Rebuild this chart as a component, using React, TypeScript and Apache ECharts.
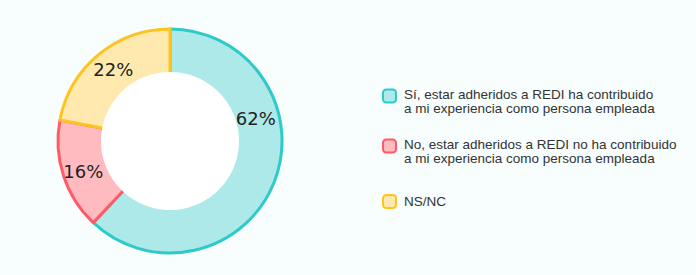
import React, { useEffect, useRef } from "react";
import * as echarts from "echarts";

const categories = [
  "Sí, estar adheridos a REDI ha contribuido\na mi experiencia como persona empleada",
  "No, estar adheridos a REDI no ha contribuido\na mi experiencia como persona empleada",
  "NS/NC",
];
const values = [62, 16, 22];
const fills = ["#ade9e9", "#ffbbc0", "#ffe9ae"];
const borders = ["#2ecaca", "#ff5a66", "#ffc31f"];
const legendTops = [79, 129, 194];
const legendSpacer = [true, true, false];
const labelOffsets = [[3, -55], [-2, 3], [0, -3]];

export default function App() {
  const ref = useRef<HTMLDivElement>(null);
  useEffect(() => {
    document.body.style.margin = "0";
    const chart = echarts.init(ref.current!, null, { renderer: "svg" });
    const data = values.map((v, i) => ({
      name: categories[i],
      value: v,
      itemStyle: { color: fills[i], borderColor: borders[i], borderWidth: 3 },
      label: { offset: labelOffsets[i] },
    }));
    const font = "'Liberation Sans', Arial, sans-serif";
    chart.setOption({
      animation: false,
      backgroundColor: "#f8fdfe",
      legend: categories.map((c, i) => ({
        data: [c],
        left: 382,
        top: legendTops[i],
        padding: 0,
        itemWidth: 13,
        itemHeight: 13,
        icon: "roundRect",
        selectedMode: false,
        itemStyle: { borderWidth: 2 },
        formatter: (name: string) =>
          (legendSpacer[i] ? "{p| }\n" : "") +
          name
            .split("\n")
            .map((l) => "{t|" + l + "}")
            .join("\n"),
        textStyle: {
          fontFamily: font,
          fontSize: 13.5,
          color: "#333333",
          rich: {
            p: { fontSize: 6, lineHeight: 10, padding: [0, 0, 0, 3] },
            t: {
              fontFamily: font,
              fontSize: 13.5,
              lineHeight: 14,
              color: "#333333",
              padding: [0, 0, 0, 3],
            },
          },
        },
      })),
      graphic: [
        {
          type: "circle",
          z: 100,
          shape: { cx: 170, cy: 141, r: 69 },
          style: { fill: "#ffffff" },
          silent: true,
        },
      ],
      series: [
        {
          type: "pie",
          center: [170, 141],
          radius: [60, 112],
          startAngle: 90,
          clockwise: true,
          avoidLabelOverlap: false,
          label: {
            show: true,
            position: "inside",
            formatter: "{c}%",
            fontFamily: "DejaVu Sans",
            fontSize: 18,
            color: "#222222",
          },
          labelLine: { show: false },
          emphasis: { disabled: true },
          data,
        },
      ],
    });
    return () => chart.dispose();
  }, []);
  return <div ref={ref} style={{ width: 696, height: 275 }} />;
}
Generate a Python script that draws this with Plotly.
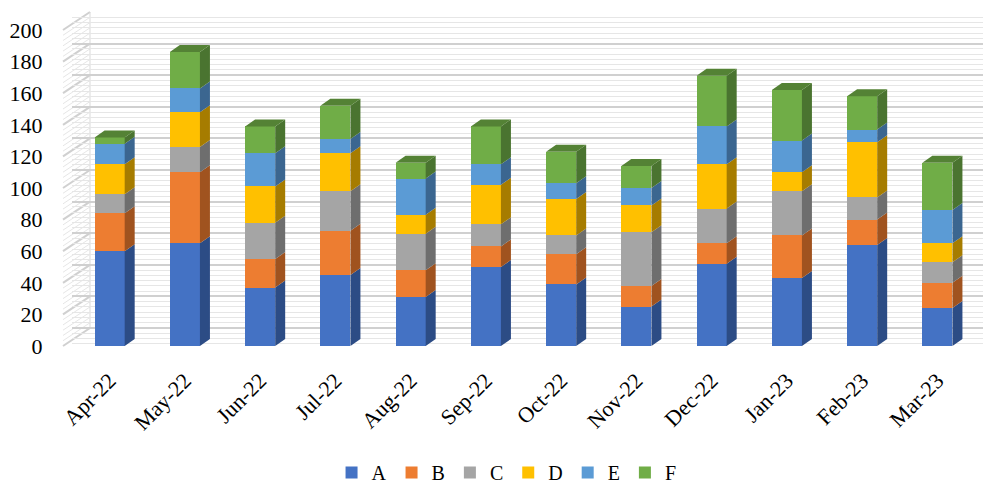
import plotly.graph_objects as go

months = ["Apr-22", "May-22", "Jun-22", "Jul-22", "Aug-22", "Sep-22",
          "Oct-22", "Nov-22", "Dec-22", "Jan-23", "Feb-23", "Mar-23"]
A = [60, 65, 37, 45, 31, 50, 39, 25, 52, 43, 64, 24]
B = [24, 45, 18, 28, 17, 13, 19, 13, 13, 27, 16, 16]
C = [12, 16, 23, 25, 23, 14, 12, 34, 22, 28, 14, 13]
D = [19, 22, 23, 24, 12, 25, 23, 17, 28, 12, 35, 12]
E = [13, 15, 21, 9, 23, 13, 10, 11, 24, 20, 8, 21]
F = [4, 23, 17, 21, 10, 24, 20, 14, 32, 32, 21, 30]
y_ticks = [0, 20, 40, 60, 80, 100, 120, 140, 160, 180, 200]

series = [("A", A), ("B", B), ("C", C), ("D", D), ("E", E), ("F", F)]
front = ["#4472C4", "#ED7D31", "#A5A5A5", "#FFC000", "#5B9BD5", "#70AD47"]
side = ["#2C4C85", "#A0531F", "#6E6E6E", "#A67C00", "#3B6690", "#4A7430"]
top_col = "#548235"

FONT = "Liberation Serif"
W, H = 983, 493
L, R = 72, 983
T, BOT = 12, 346
PX_PER_UNIT = 1.58
ymax = (BOT - T) / PX_PER_UNIT
back_off = 18  # px the back wall is raised
xs = list(range(len(months)))
px_per_cat = 75.25
xmax = -0.5 + (R - L) / px_per_cat
bw = 0.4
dx = 10 / px_per_cat
dy = 7 / PX_PER_UNIT

fig = go.Figure()

# invisible trace to anchor the back-wall grid axis
fig.add_trace(go.Scatter(x=[0], y=[0], yaxis="y2", mode="markers",
                         marker=dict(opacity=0), showlegend=False, hoverinfo="skip"))

base = [0] * len(months)
for (name, vals), fc, sc in zip(series, front, side):
    fig.add_trace(go.Bar(x=xs, y=vals, name=name, width=bw,
                         marker=dict(color=fc, line=dict(width=0))))
    px_, py_ = [], []
    for i, v in enumerate(vals):
        b0 = base[i]
        t0 = b0 + v
        x1 = i + bw / 2
        px_ += [x1, x1 + dx, x1 + dx, x1, x1, None]
        py_ += [b0, b0 + dy, t0 + dy, t0, b0, None]
        base[i] = t0
    fig.add_trace(go.Scatter(x=px_, y=py_, fill="toself", fillcolor=sc, mode="lines",
                             line=dict(width=0, color=sc), showlegend=False, hoverinfo="skip"))

# top faces
tx, ty = [], []
for i, tot in enumerate(base):
    x0, x1 = i - bw / 2, i + bw / 2
    tx += [x0, x0 + dx, x1 + dx, x1, x0, None]
    ty += [tot, tot + dy, tot + dy, tot, tot, None]
fig.add_trace(go.Scatter(x=tx, y=ty, fill="toself", fillcolor=top_col, mode="lines",
                         line=dict(width=0, color=top_col), showlegend=False, hoverinfo="skip"))

# side wall decoration
def pxx(p):
    return (p - L) / (R - L)

def pyy(q):
    return (BOT - q) / (BOT - T)

shapes = [dict(type="rect", xref="paper", yref="paper", x0=pxx(L - 2), x1=pxx(90),
               y0=0, y1=1, fillcolor="white", line=dict(width=0), layer="between")]
minor_vals = [v / 3 for v in range(0, 601, 10)]
for v in minor_vals:
    yf = BOT - v * PX_PER_UNIT
    yb = yf - back_off
    is_major = abs(v - round(v / 20) * 20) < 1e-6
    shapes.append(dict(type="line", xref="paper", yref="paper",
                       x0=pxx(63), x1=pxx(90), y0=pyy(yf), y1=pyy(yb),
                       line=dict(color="#d0d0d0" if is_major else "#e6e6e6",
                                 width=2 if is_major else 1), layer="between"))
shapes.append(dict(type="line", xref="paper", yref="paper", x0=pxx(90), x1=pxx(90),
                   y0=pyy(BOT - back_off), y1=pyy(T), line=dict(color="#d9d9d9", width=1),
                   layer="between"))

fig.update_layout(
    width=W, height=H,
    margin=dict(l=L, r=W - R, t=T, b=H - BOT, autoexpand=False),
    barmode="stack",
    plot_bgcolor="white", paper_bgcolor="white",
    font=dict(family=FONT, size=22, color="black"),
    xaxis=dict(range=[-0.5, xmax], tickvals=xs, ticktext=months, tickangle=-45,
               showgrid=False, zeroline=False, showline=False, automargin=False,
               ticks="outside", ticklen=12, tickcolor="rgba(0,0,0,0)",
               tickfont=dict(family=FONT, size=22, color="black")),
    yaxis=dict(range=[0, ymax], tickvals=y_ticks, showgrid=False, zeroline=False,
               showline=False, ticks="outside", ticklen=24, tickcolor="rgba(0,0,0,0)",
               automargin=False,
               tickfont=dict(family=FONT, size=22, color="black")),
    yaxis2=dict(range=[-back_off / PX_PER_UNIT, 200], overlaying="y", side="right",
                showticklabels=False, tickvals=y_ticks, showgrid=True, automargin=False,
                gridcolor="#d0d0d0", gridwidth=2, zeroline=False, showline=False,
                minor=dict(dtick=20 / 6, tick0=0, showgrid=True, gridcolor="#e6e6e6",
                           gridwidth=1)),
    legend=dict(orientation="h", x=0.477, xanchor="center", y=-(492 - BOT) / (BOT - T),
                yanchor="bottom", font=dict(family=FONT, size=20, color="black"),
                traceorder="normal", itemwidth=30, borderwidth=0),
    shapes=shapes,
    showlegend=True,
)

fig.write_html("out.html")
::::
Written request:
Repeat, exactly and in full, each line from the start of the data to the line that contains "const labelOffsets = [[3, -55], [-2, 3], [0, -3]];". Pictures do not go in.

Answer to this task:
Rebuild this chart as a component, using React, TypeScript and Apache ECharts.
import React, { useEffect, useRef } from "react";
import * as echarts from "echarts";

const categories = [
  "Sí, estar adheridos a REDI ha contribuido\na mi experiencia como persona empleada",
  "No, estar adheridos a REDI no ha contribuido\na mi experiencia como persona empleada",
  "NS/NC",
];
const values = [62, 16, 22];
const fills = ["#ade9e9", "#ffbbc0", "#ffe9ae"];
const borders = ["#2ecaca", "#ff5a66", "#ffc31f"];
const legendTops = [79, 129, 194];
const legendSpacer = [true, true, false];
const labelOffsets = [[3, -55], [-2, 3], [0, -3]];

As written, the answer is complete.